Но и Катрин тоже не угадала.
«А.К. пишет, что любовь есть закон. Его образ жизни не очень к тому располагает. Оргии с козлами и любовь разные вещи. М.б. он пишет это, чтобы люди видели в его словах что-то знакомое, испытывали эффект узнавания и больше доверяли ему».
Катрин перелистнула тетрадь ближе к началу. Чертеж пятиконечной звезды с какими-то треугольниками рядом с ее углами. «Рассматривать элементы как обособленные самости — неверно. Только в связи они порождают ***. Элементов в чистом виде нет. Пентаграмма иллюстр. связь. Вершина — Шин, священное пламя, не эфир. Шин не идентичен элементу пламени, разрушающему огню без вектора. Шин — это вектор. Высвобождение воли требует жертвы. Так мы получим черный Шин или белый Шин».
Что за?..
«12 лун. день, в час Солнца ***. Сандал и золото.!!!не подошло».
Линии, кружочки, объединенные непонятной схемой. «Баал». На следующей странице — другая схема и «Микаэль. MI-KA-EL! Кто как Бог? Я как Бог — я един с ним».
«Поиск приводит в тупик. Зачем нужна сила, если обладание ею доступно только для тех, кто более не желает ее применять? Как ядерная держава, для которой оружие — только гарант безопасности, а не реальное средство достижения господства».
Почерк ее мужа. Но представить, чтобы он написал такое даже в параллельной реальности, даже будучи в стельку пьяным, Катрин не могла совершенно.
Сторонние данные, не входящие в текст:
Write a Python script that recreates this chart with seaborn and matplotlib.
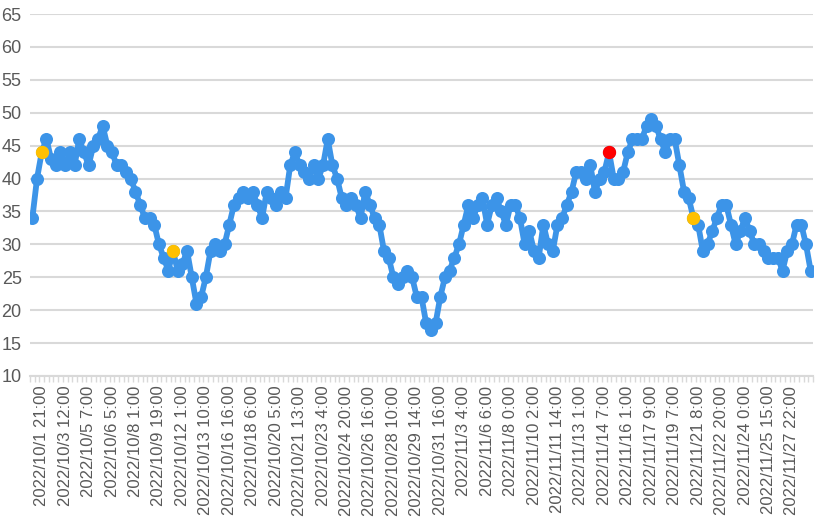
import matplotlib
matplotlib.use("Agg")
import matplotlib.pyplot as plt
import seaborn as sns
import numpy as np
import pandas as pd

# ---- data -------------------------------------------------------------
values = [
    34, 40, 44, 46, 43, 42, 44, 42, 44, 42,
    46, 44, 42, 45, 46, 48, 45, 44, 42, 42,
    41, 40, 38, 36, 34, 34, 33, 30, 28, 26,
    29, 26, 27, 29, 25, 21, 22, 25, 29, 30,
    29, 30, 33, 36, 37, 38, 37, 38, 36, 34,
    38, 37, 36, 38, 37, 42, 44, 42, 41, 40,
    42, 40, 42, 46, 42, 40, 37, 36, 37, 36,
    34, 38, 36, 34, 33, 29, 28, 25, 24, 25,
    26, 25, 22, 22, 18, 17, 18, 22, 25, 26,
    28, 30, 33, 36, 34, 36, 37, 33, 36, 37,
    35, 33, 36, 36, 34, 30, 32, 29, 28, 33,
    30, 29, 33, 34, 36, 38, 41, 41, 40, 42,
    38, 40, 41, 44, 40, 40, 41, 44, 46, 46,
    46, 48, 49, 48, 46, 44, 46, 46, 42, 38,
    37, 34, 33, 29, 30, 32, 34, 36, 36, 33,
    30, 32, 34, 32, 30, 30, 29, 28, 28, 28,
    26, 29, 30, 33, 33, 30, 26,
]
yellow_idx = [2, 30, 141]
red_idx = [123]

tick_labels = [
    "2022/10/1 21:00", "2022/10/3 12:00", "2022/10/5 7:00", "2022/10/6 5:00",
    "2022/10/8 1:00", "2022/10/9 19:00", "2022/10/12 1:00", "2022/10/13 10:00",
    "2022/10/16 16:00", "2022/10/18 6:00", "2022/10/20 5:00", "2022/10/21 13:00",
    "2022/10/23 4:00", "2022/10/24 20:00", "2022/10/26 16:00", "2022/10/28 10:00",
    "2022/10/29 14:00", "2022/10/31 16:00", "2022/11/3 4:00", "2022/11/6 6:00",
    "2022/11/8 0:00", "2022/11/10 2:00", "2022/11/11 14:00", "2022/11/13 1:00",
    "2022/11/14 7:00", "2022/11/16 1:00", "2022/11/17 9:00", "2022/11/19 7:00",
    "2022/11/21 8:00", "2022/11/22 20:00", "2022/11/24 0:00", "2022/11/25 15:00",
    "2022/11/27 22:00",
]
label_start = 2
label_step = 5

# ---- figure -----------------------------------------------------------
sns.set_theme(style="white")
plt.rcParams["font.family"] = ["Liberation Sans", "DejaVu Sans"]

W, H = 821, 526
fig = plt.figure(figsize=(W / 100, H / 100), dpi=100)
ax = fig.add_axes([30 / W, 150 / H, (813 - 30) / W, (376 - 14) / H])

n = len(values)
df = pd.DataFrame({"idx": np.arange(n), "value": values})
blue = "#3C94E8"

sns.lineplot(data=df, x="idx", y="value", ax=ax, color=blue, linewidth=4.2,
             marker="o", markersize=9.4, markeredgewidth=0, zorder=3)
sns.scatterplot(data=df.iloc[yellow_idx], x="idx", y="value", ax=ax,
                color="#FFC000", s=92, linewidth=0, zorder=5)
sns.scatterplot(data=df.iloc[red_idx], x="idx", y="value", ax=ax,
                color="#FF0000", s=92, linewidth=0, zorder=5)

ax.set_xlim(-0.5, n - 0.5)
ax.set_ylim(10, 65)
ax.set_yticks(np.arange(10, 66, 5))
ax.yaxis.grid(True, color="#D9D9D9", linewidth=1.5)
ax.xaxis.grid(False)
for s in ["top", "right", "left"]:
    ax.spines[s].set_visible(False)
ax.spines["bottom"].set_color("#D9D9D9")
ax.spines["bottom"].set_linewidth(1.5)

pos = [label_start + label_step * j for j in range(len(tick_labels))]
ax.set_xticks(pos)
ax.set_xticklabels(tick_labels, rotation=90, fontsize=12, color="#595959")
ax.set_xticks(np.arange(-0.5, n, 1), minor=True)
ax.tick_params(axis="x", which="major", length=0, pad=7)
ax.tick_params(axis="x", which="minor", length=4, width=1, color="#D9D9D9",
               direction="out", bottom=True)
ax.tick_params(axis="y", length=0, pad=6, labelsize=13, labelcolor="#595959")
ax.set_xlabel("")
ax.set_ylabel("")

fig.savefig("out.png", dpi=100)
Этот человек — делец до мозга костей, грубоватый, настроенчески перемежающийся между собственной неряшливостью и болезненной чистоплотностью, его кальсоны висят в их комнате на батарее, все в пятнах мази от боли в суставах, и он выбирает кошек для оформления кафе, потому что где-то услышал, что кошки — это модно, любитель командовать, поучать и всегда оставаться правым, чье единственное, казалось бы, достижение — выучить в совершенстве французский и сносно научить языку ее, Катрин… Рука этого человека выводила такие слова как «Баал» и «Микаэль», чертила сигилы и вела календарь лунных дней!
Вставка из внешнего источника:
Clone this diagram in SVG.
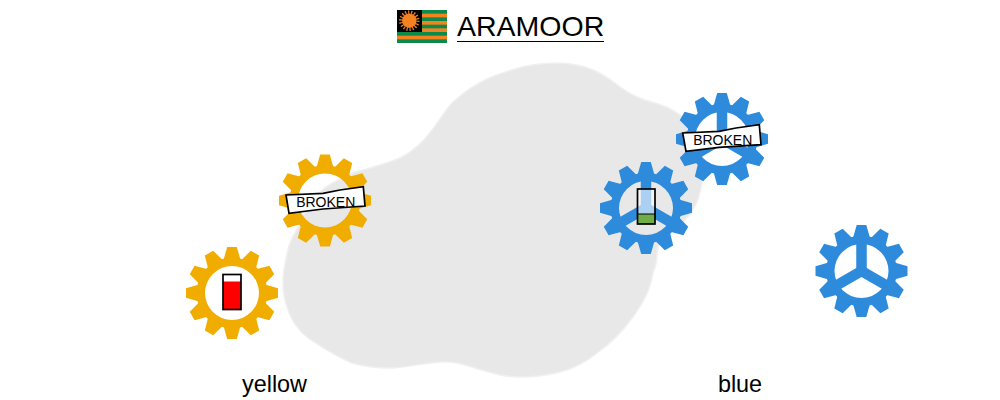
<svg xmlns="http://www.w3.org/2000/svg" width="1000" height="400" viewBox="0 0 1000 400">
<style>
text{font-family:"Liberation Sans",Arial,sans-serif;fill:#000}
.yellow{fill:#f0ad00}
.blue{fill:#2e8bdc}
.lbl{font-size:23.400px;text-anchor:middle}
.brk{font-size:14px;text-anchor:middle}
.tag{fill:#fff;stroke:#000;stroke-width:1.7}
.glass{fill:none;stroke:#000;stroke-width:1.7}
.or{fill:#f58220}
</style>
<defs>
<polygon id="tooth" points="-8.500,-33 -4.800,-46 4.800,-46 8.500,-33"/>
<g id="gear">
<path fill-rule="evenodd" d="M0-35.500A35.500 35.500 0 1 1 0 35.500A35.500 35.500 0 1 1 0-35.500ZM0-27A27 27 0 1 0 0 27A27 27 0 1 0 0-27Z"/>
<use href="#tooth"/><use href="#tooth" transform="rotate(30)"/><use href="#tooth" transform="rotate(60)"/><use href="#tooth" transform="rotate(90)"/><use href="#tooth" transform="rotate(120)"/><use href="#tooth" transform="rotate(150)"/><use href="#tooth" transform="rotate(180)"/><use href="#tooth" transform="rotate(210)"/><use href="#tooth" transform="rotate(240)"/><use href="#tooth" transform="rotate(270)"/><use href="#tooth" transform="rotate(300)"/><use href="#tooth" transform="rotate(330)"/>
</g>
<g id="spokes">
<rect x="-5.25" y="-30" width="10.5" height="30"/>
<rect x="-5.25" y="-30" width="10.5" height="30" transform="rotate(120)"/>
<rect x="-5.25" y="-30" width="10.5" height="30" transform="rotate(240)"/>
<circle r="5.25"/>
</g>
</defs>
<path id="blob" fill="#e8e8e8" stroke="#f0f0f0" stroke-width="1.5" d="M515 69C530 64 545 63 560 63C585 64 600 72 615 83C630 95 640 99 655 103C680 110 698 125 702 155C705 180 700 203 688 217C675 231 660 232 657 253C657 262 656 265 653 273C650 290 645 300 633 317C622 332 612 343 597 353C585 363 572 369 560 372C545 376 532 377 520 377C505 377 495 374 482 370C470 367 460 362 448 362C430 361 412 367 392 368C375 368 365 367 352 363C335 356 320 346 308 338C298 330 292 322 288 310C284 300 283 293 283 283C283 270 285 262 288 250C290 240 294 235 298 227C305 210 312 198 322 190C332 182 342 178 352 173C368 168 385 165 402 157C415 150 424 141 432 130C440 120 445 110 453 102C462 94 472 86 485 80C495 75 505 72 515 69Z"/>
<g id="title">
<g id="flag">
<rect x="397" y="10" width="50" height="33" fill="#0b8a4a"/>
<rect class="or" x="397" y="13.670" width="50" height="3.670"/>
<rect class="or" x="397" y="21" width="50" height="3.670"/>
<rect class="or" x="397" y="28.330" width="50" height="3.670"/>
<rect class="or" x="397" y="35.670" width="50" height="3.670"/>
<rect x="397" y="10" width="25" height="22" fill="#000"/>
<circle class="or" cx="409.300" cy="20.700" r="7.200"/>
<circle cx="409.300" cy="20.700" r="8.500" fill="none" stroke="#f58220" stroke-width="3.500" stroke-dasharray="1.200 1.770"/>
</g>
<text x="457" y="36" font-size="28.500">ARAMOOR</text>
<line x1="457" y1="41.500" x2="604" y2="41.500" stroke="#000" stroke-width="1"/>
</g>
<g id="node-yellow-1">
<use href="#gear" class="yellow" x="232" y="293"/>
<rect x="223" y="274.500" width="18" height="35" fill="#fff"/>
<rect x="223" y="281.500" width="18" height="28" fill="#f00"/>
<rect x="223" y="274.500" width="18" height="35" class="glass"/>
</g>
<g id="node-yellow-2">
<use href="#gear" class="yellow" x="325" y="200.500"/>
<polygon class="tag" points="286,195 323,193.300 340,190 363.300,186.700 365,206 323,209 289,213.300"/>
<text class="brk" x="325.700" y="207">BROKEN</text>
</g>
<g id="node-blue-1">
<use href="#gear" class="blue" x="646" y="208"/>
<use href="#spokes" class="blue" x="646" y="208"/>
<rect x="637.500" y="189" width="17.500" height="35" fill="#fff" fill-opacity=".6"/>
<rect x="637.500" y="214" width="17.500" height="10" fill="#70ad47"/>
<rect x="637.500" y="189" width="17.500" height="35" class="glass"/>
<line x1="637.500" y1="214" x2="655" y2="214" stroke="#000" stroke-width="1"/>
</g>
<g id="node-blue-2">
<use href="#gear" class="blue" x="722" y="139"/>
<use href="#spokes" class="blue" x="722" y="139"/>
<polygon class="tag" points="682.700,133 719,131.300 736,128 759.300,124.700 761,144.700 719,147.300 686,151.300"/>
<text class="brk" x="722.700" y="145">BROKEN</text>
</g>
<g id="node-blue-3">
<use href="#gear" class="blue" x="861.500" y="271"/>
<use href="#spokes" class="blue" x="861.500" y="271"/>
</g>
<text class="lbl" x="274.500" y="392">yellow</text>
<text class="lbl" x="740" y="392">blue</text>
<g id="connectors"/>
</svg>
Проще поверить, что председатель ООН — рептилоид с планеты Нибиру.
— А, я поняла, — сказала Катрин вслух. — Снова галлюцинации. Ну, привет, я вас ждала.
— Что там? Что в тетради? — спросил Рауль, заинтригованный, полагая, что девушка видит нечто отличное от того, что видит он. Катрин и ухом не повела. Она пролистала тетрадь в конец, ожидая встретить дневниковые записи или распорядок дня, которые могли подсказать, где сейчас искать Максима, но не нашла ничего такого — только бледные философские размышления, начертанные карандашом.
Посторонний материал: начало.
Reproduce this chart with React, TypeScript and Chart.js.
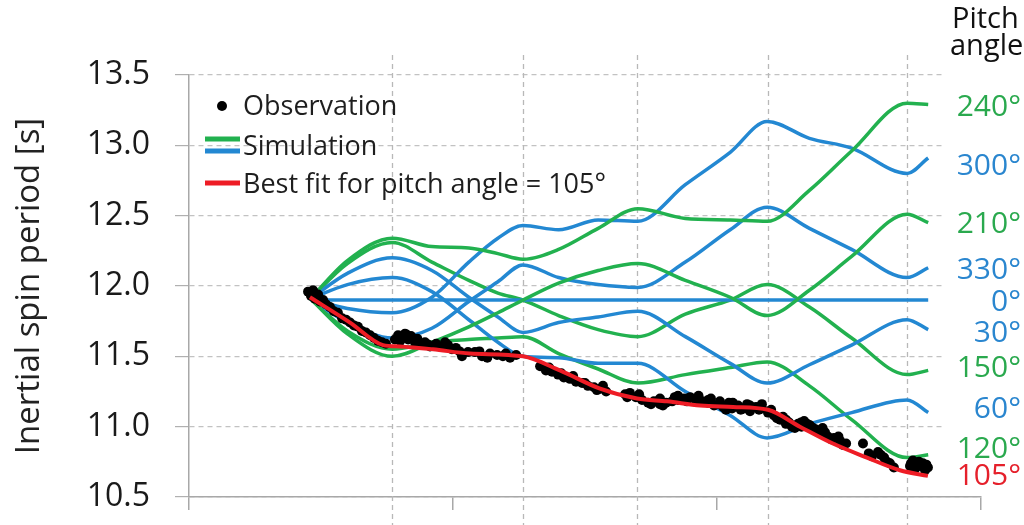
import React, { useEffect, useRef } from 'react';
import { Chart, registerables } from 'chart.js';

Chart.register(...registerables);

// ---------- data ----------
// common time knots of the simulated curves (arbitrary time units, axis 0..300)
const SIM_X = [46, 60, 77, 92, 106, 117, 126.5, 140, 155, 170, 188, 205, 219, 235, 251, 272, 280];

const SIM_240 = [11.91, 12.18, 12.34, 12.28, 12.27, 12.23, 12.19, 12.26, 12.41, 12.55, 12.48, 12.47, 12.46, 12.68, 12.96, 13.30, 13.29];
const SIM_300 = [11.91, 11.84, 11.81, 11.92, 12.17, 12.34, 12.43, 12.40, 12.47, 12.46, 12.72, 12.95, 13.17, 13.05, 12.98, 12.80, 12.91];
const SIM_210 = [11.91, 11.66, 11.50, 11.60, 11.71, 11.81, 11.90, 12.02, 12.11, 12.16, 12.04, 11.92, 11.79, 11.97, 12.21, 12.51, 12.45];
const SIM_330 = [11.91, 11.74, 11.63, 11.70, 11.89, 12.03, 12.15, 12.06, 12.01, 11.99, 12.17, 12.40, 12.56, 12.41, 12.26, 12.06, 12.13];
const SIM_0 = [11.9, 11.9, 11.9, 11.9, 11.9, 11.9, 11.9, 11.9, 11.9, 11.9, 11.9, 11.9, 11.9, 11.9, 11.9, 11.9, 11.9];
const SIM_30 = [11.91, 12.09, 12.20, 12.11, 11.92, 11.78, 11.67, 11.74, 11.78, 11.82, 11.64, 11.45, 11.31, 11.44, 11.58, 11.76, 11.69];
const SIM_150 = [11.91, 12.16, 12.31, 12.17, 12.04, 11.95, 11.90, 11.79, 11.69, 11.64, 11.80, 11.90, 12.01, 11.85, 11.63, 11.37, 11.40];
const SIM_60 = [11.91, 12.01, 12.06, 11.96, 11.76, 11.60, 11.50, 11.49, 11.45, 11.45, 11.25, 11.08, 10.92, 11.02, 11.10, 11.19, 11.10];
const SIM_120 = [11.91, 11.68, 11.55, 11.60, 11.62, 11.63, 11.64, 11.52, 11.41, 11.31, 11.37, 11.42, 11.46, 11.29, 11.05, 10.78, 10.80];

const FIT_X = [45.8, 61.0, 73.5, 79.9, 92.4, 106.4, 126.5, 140.5, 155.7, 169.7, 181.1, 193.6, 206.1, 219.3, 231.4, 243.9, 256.8, 269.3, 279.9];
const FIT_105 = [11.92, 11.74, 11.58, 11.57, 11.55, 11.52, 11.50, 11.40, 11.27, 11.20, 11.18, 11.15, 11.14, 11.12, 11.00, 10.88, 10.78, 10.69, 10.65];

const OBS_X = [
  45.1, 46.2, 47.0, 47.7, 48.9, 49.6, 50.8, 51.9, 53.4, 54.9, 56.4, 58.0, 59.5, 61.0, 62.5, 64.0, 65.5, 67.0, 68.6, 70.1, 71.6, 73.1, 74.6,
  78.0, 79.2, 80.7, 81.8, 83.0, 84.1, 85.6, 87.5, 89.4, 91.3, 93.6, 95.8, 98.1, 99.6, 101.1, 103.4, 105.7,
  108.3, 111.0, 114.0, 116.7, 118.9, 121.6, 123.9,
  133.0, 135.2, 137.5, 139.8, 142.0, 144.3, 146.6, 148.9, 151.1, 153.4, 155.7, 158.0,
  165.2, 167.0, 169.3, 171.6, 173.9, 176.1, 178.4, 180.7, 183.0, 185.2, 187.5, 189.8, 192.0, 194.3, 196.6, 198.9, 201.1, 203.4, 205.7, 208.0,
  210.2, 212.5, 214.8, 217.0, 219.3, 221.6, 223.9, 226.1, 228.4, 230.7, 233.0, 235.2, 237.5, 239.8, 242.0, 244.3, 246.6, 248.9,
  255.3, 258.7, 261.0, 263.3, 265.5, 267.0,
  273.1, 274.2, 275.4, 276.5, 277.7, 278.8, 279.9,
  178.4, 185.2, 196.6, 201.1, 206.0, 212.5, 217.0, 226.1, 232.0, 240.0, 246.0,
  80.0, 82.4, 86.5, 90.5, 97.0, 102.5, 110.0, 113.0, 120.0,
  136.4, 141.0, 145.5, 150.0, 154.5, 156.8,
  166.0, 170.5, 175.0, 179.5, 184.0, 188.6, 193.0, 197.7, 202.3, 204.5, 209.0, 211.4, 215.9, 220.5, 222.7, 225.0,
  227.3, 229.5, 231.8, 234.1, 236.4, 238.6, 240.9, 243.2, 245.5, 247.7,
  257.5, 262.0, 264.4, 273.5, 275.0, 276.0, 278.0, 279.3,
];
const OBS_Y = [
  11.96, 11.93, 11.97, 11.91, 11.94, 11.89, 11.90, 11.87, 11.85, 11.82, 11.81, 11.77, 11.76, 11.74, 11.72, 11.71, 11.68, 11.67, 11.65, 11.63, 11.61, 11.60, 11.59,
  11.62, 11.65, 11.64, 11.66, 11.62, 11.645, 11.60, 11.58, 11.60, 11.57, 11.59, 11.57, 11.58, 11.55, 11.56, 11.50, 11.53,
  11.53, 11.50, 11.52, 11.51, 11.50, 11.49, 11.51,
  11.43, 11.40, 11.39, 11.37, 11.35, 11.34, 11.32, 11.31, 11.29, 11.28, 11.27, 11.25,
  11.23, 11.24, 11.21, 11.19, 11.17, 11.18, 11.16, 11.17, 11.18, 11.19, 11.20, 11.21, 11.19, 11.18, 11.17, 11.15, 11.16, 11.12, 11.13, 11.15,
  11.13, 11.15, 11.14, 11.13, 11.10, 11.08, 11.05, 11.02, 11.00, 11.02, 11.04, 11.01, 10.98, 10.95, 10.93, 10.92, 10.90, 10.88,
  10.88, 10.79, 10.82, 10.78, 10.74, 10.71,
  10.72, 10.76, 10.71, 10.75, 10.72, 10.69, 10.71,
  11.20, 11.22, 11.19, 11.18, 11.17, 11.11, 11.16, 11.05, 11.00, 10.99, 10.93,
  11.61, 11.655, 11.625, 11.585, 11.60, 11.535, 11.535, 11.49, 11.52,
  11.42, 11.38, 11.36, 11.31, 11.26, 11.29,
  11.21, 11.23, 11.16, 11.15, 11.21, 11.18, 11.22, 11.20, 11.14, 11.17, 11.12, 11.16, 11.12, 11.12, 11.06, 11.07,
  11.03, 10.99, 11.03, 11.02, 10.99, 10.96, 10.96, 10.91, 10.92, 10.87,
  10.81, 10.80, 10.75, 10.74, 10.70, 10.73, 10.74, 10.73,
];

// epochs marked by dashed vertical lines
const EPOCHS = [76.9, 126.5, 169.7, 219.3, 272.0];

// pitch-angle labels at the right (text, y value of label centre)
const ANGLE_TEXT = ['240°', '300°', '210°', '330°', '0°', '30°', '150°', '60°', '120°', '105°'];
const ANGLE_Y = [13.29, 12.87, 12.455, 12.13, 11.90, 11.68, 11.43, 11.14, 10.855, 10.66];
const ANGLE_KIND = ['g', 'b', 'g', 'b', 'b', 'b', 'g', 'b', 'g', 'r'];

const LEGEND_TEXT = ['Observation', 'Simulation', 'Best fit for pitch angle = 105°'];

// ---------- styles ----------
const GREEN = '#22b14f';
const BLUE = '#2388d2';
const RED = '#ee1c25';
const LABEL_COL: Record<string, string> = { g: '#2aa94e', b: '#2a86cf', r: '#e5202b' };
const FONT = "'Open Sans', 'Noto Sans', sans-serif";

export default function App() {
  const ref = useRef<HTMLCanvasElement>(null);

  useEffect(() => {
    const canvas = ref.current;
    if (!canvas) return;

    const sim = (label: string, ys: number[], color: string) => ({
      label,
      data: SIM_X.map((x, i) => ({ x, y: ys[i] })),
      borderColor: color,
      backgroundColor: color,
      borderWidth: 3.5,
      pointRadius: 0,
      cubicInterpolationMode: 'monotone' as const,
      fill: false,
      order: 2,
    });

    const overlay = {
      id: 'overlay',
      beforeDatasetsDraw(chart: any) {
        const { ctx, chartArea, scales } = chart;
        ctx.save();
        // white panel behind right-hand labels
        ctx.fillStyle = '#ffffff';
        ctx.fillRect(943, 0, chart.width - 943, chartArea.bottom - 4);
        // dashed epoch lines
        ctx.strokeStyle = '#b8b8b8';
        ctx.lineWidth = 1.3;
        ctx.setLineDash([5, 4]);
        EPOCHS.forEach((e) => {
          const x = Math.round(scales.x.getPixelForValue(e)) + 0.5;
          ctx.beginPath();
          ctx.moveTo(x, chartArea.top - 20);
          ctx.lineTo(x, chart.height);
          ctx.stroke();
        });
        ctx.restore();
      },
      afterDraw(chart: any) {
        const { ctx, chartArea, scales } = chart;
        const L = chartArea.left;
        const T = chartArea.top;
        ctx.save();
        ctx.textBaseline = 'alphabetic';
        // legend
        ctx.font = `27px ${FONT}`;
        ctx.fillStyle = '#000';
        ctx.beginPath();
        ctx.arc(L + 33, T + 31, 5, 0, Math.PI * 2);
        ctx.fill();
        ctx.fillStyle = '#1e1e1e';
        ctx.textAlign = 'left';
        ctx.fillText(LEGEND_TEXT[0], L + 54, T + 40);
        ctx.lineWidth = 5;
        ctx.lineCap = 'butt';
        ctx.strokeStyle = GREEN;
        ctx.beginPath(); ctx.moveTo(L + 16, T + 64); ctx.lineTo(L + 51, T + 64); ctx.stroke();
        ctx.strokeStyle = BLUE;
        ctx.beginPath(); ctx.moveTo(L + 16, T + 76); ctx.lineTo(L + 51, T + 76); ctx.stroke();
        ctx.fillText(LEGEND_TEXT[1], L + 54, T + 80);
        ctx.strokeStyle = RED;
        ctx.beginPath(); ctx.moveTo(L + 16, T + 108); ctx.lineTo(L + 51, T + 108); ctx.stroke();
        ctx.fillText(LEGEND_TEXT[2], L + 54, T + 118);

        // pitch angle header
        ctx.font = `29px ${FONT}`;
        ctx.fillStyle = '#111';
        ctx.fillText('Pitch', 952, 28);
        ctx.fillText('angles', 950, 55);

        // angle labels
        ctx.font = `30px ${FONT}`;
        ctx.textAlign = 'right';
        ANGLE_TEXT.forEach((t, i) => {
          const y = scales.y.getPixelForValue(ANGLE_Y[i]) + 11;
          ctx.fillStyle = LABEL_COL[ANGLE_KIND[i]];
          ctx.fillText(t, 1021, y);
        });
        ctx.restore();
      },
    };

    const chart = new Chart(canvas, {
      type: 'line',
      data: {
        datasets: [
          {
            label: 'Best fit for pitch angle = 105°',
            data: FIT_X.map((x, i) => ({ x, y: FIT_105[i] })),
            borderColor: RED,
            backgroundColor: RED,
            borderWidth: 4,
            pointRadius: 0,
            cubicInterpolationMode: 'monotone',
            fill: false,
            order: 0,
          },
          {
            label: 'Observation',
            data: OBS_X.map((x, i) => ({ x, y: OBS_Y[i] })),
            showLine: false,
            pointRadius: 5,
            pointBackgroundColor: '#000',
            pointBorderWidth: 0,
            backgroundColor: '#000',
            borderColor: '#000',
            order: 1,
          },
          sim('240°', SIM_240, GREEN),
          sim('300°', SIM_300, BLUE),
          sim('210°', SIM_210, GREEN),
          sim('330°', SIM_330, BLUE),
          sim('0°', SIM_0, BLUE),
          sim('30°', SIM_30, BLUE),
          sim('150°', SIM_150, GREEN),
          sim('60°', SIM_60, BLUE),
          sim('120°', SIM_120, GREEN),
        ] as any,
      },
      options: {
        responsive: false,
        animation: false,
        devicePixelRatio: 1,
        layout: { padding: { top: 75, right: 43, bottom: 15, left: 0 } },
        plugins: { legend: { display: false }, tooltip: { enabled: false } },
        scales: {
          x: {
            type: 'linear',
            min: 0,
            max: 300,
            ticks: { display: false, stepSize: 100 },
            grid: { drawOnChartArea: false, drawTicks: true, tickLength: 13, color: '#a8a8a8', lineWidth: 1.5 },
            border: { display: true, color: '#a8a8a8', width: 1.5 },
            afterFit: (s: any) => { s.height = 13; s.paddingLeft = 0; s.paddingRight = 0; },
          },
          y: {
            type: 'linear',
            min: 10.5,
            max: 13.5,
            ticks: {
              stepSize: 0.5,
              padding: 25,
              color: '#1a1a1a',
              font: { family: FONT, size: 32 },
              callback: (v: any) => Number(v).toFixed(1),
            },
            grid: { color: '#c2c2c2', lineWidth: 1.2, tickLength: 14, tickColor: '#b0b0b0' },
            border: { display: true, color: '#a8a8a8', width: 1.5, dash: [5, 4] },
            title: {
              display: true,
              text: 'Inertial spin period [s]',
              color: '#222',
              font: { family: FONT, size: 33 },
              padding: { top: 10, bottom: 0 },
            },
            afterFit: (s: any) => { s.width = 189; s.paddingTop = 0; s.paddingBottom = 0; },
          },
        },
      } as any,
      plugins: [overlay],
    });

    return () => chart.destroy();
  }, []);

  return (
    <div style={{ position: 'fixed', left: 0, top: 0, width: 1024, height: 525, background: '#fff' }}>
      <canvas ref={ref} width={1024} height={525} style={{ display: 'block' }} />
    </div>
  );
}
Черт с ним, с мужем. Все равно объявится рано или поздно. Единственное, что, казалось бы, беспокоило Катрин, это то, что к их следующей встрече она устанет дуться за закрытие кафе без предупреждения; а значит, не получится качественно и в полной мере повинить Максима.
Она вернулась к их заведению, которое, конечно же, все еще неприветливо глазело на нее белой табличкой с красными буквами.
Под табличкой красовался стикер с надписью: «Мсье, когда выходить на работу? Позвоните мне. Марта». Их официантка. Значит, Максим не дал персоналу четких инструкций. Непохоже на него.
Катрин начала серьезно рассматривать вариант, что в Максима забрался пришелец, и теперь использует его тело как марионетку. Да, пришелец вполне мог исписать ту странную тетрадь.
Катрин вошла в здание. В ноздри тут же ворвался едкий, щекочущий запах отравы. Молодчики все-таки принялись за работу.
Она села за столик в углу безлюдного зала и снова открыла тетрадь. Тишина — так непривычно… в это время здесь всегда звучит музыка, обычная попса по радио, слышны звон тарелок и голоса посетителей. Сейчас она слышала только назойливое тиканье часов. Этот звук всегда ассоциировался у Катрин с похоронами; это вытекало из поверья, что часы останавливаются, когда кто-то умирает. Но, когда Оля умерла, часы в их доме не встали, их стрелки продолжали отмерять время уже до смерти старшей сестры, как до этого отмеряли время, отпущенное младшей. Да, в этом было что-то похоронное… и насмешливое. Будто бы в их тиканье слышался шепоток «мы те-бя пе-ре-жи-вем».
Катрин не выдержала, сняла часы со стены и вытащила батарейки. Циферблат впал в кому. Кто теперь смеется последним?
«Я заперт в пустоте», — исповедовалась ей тетрадь. — «Пустота обусловлена физическим телом, которое по определению не может быть пустым, оно полно мяса, жил, кишок и нервов, и мотор в моей груди задает им ритм существования.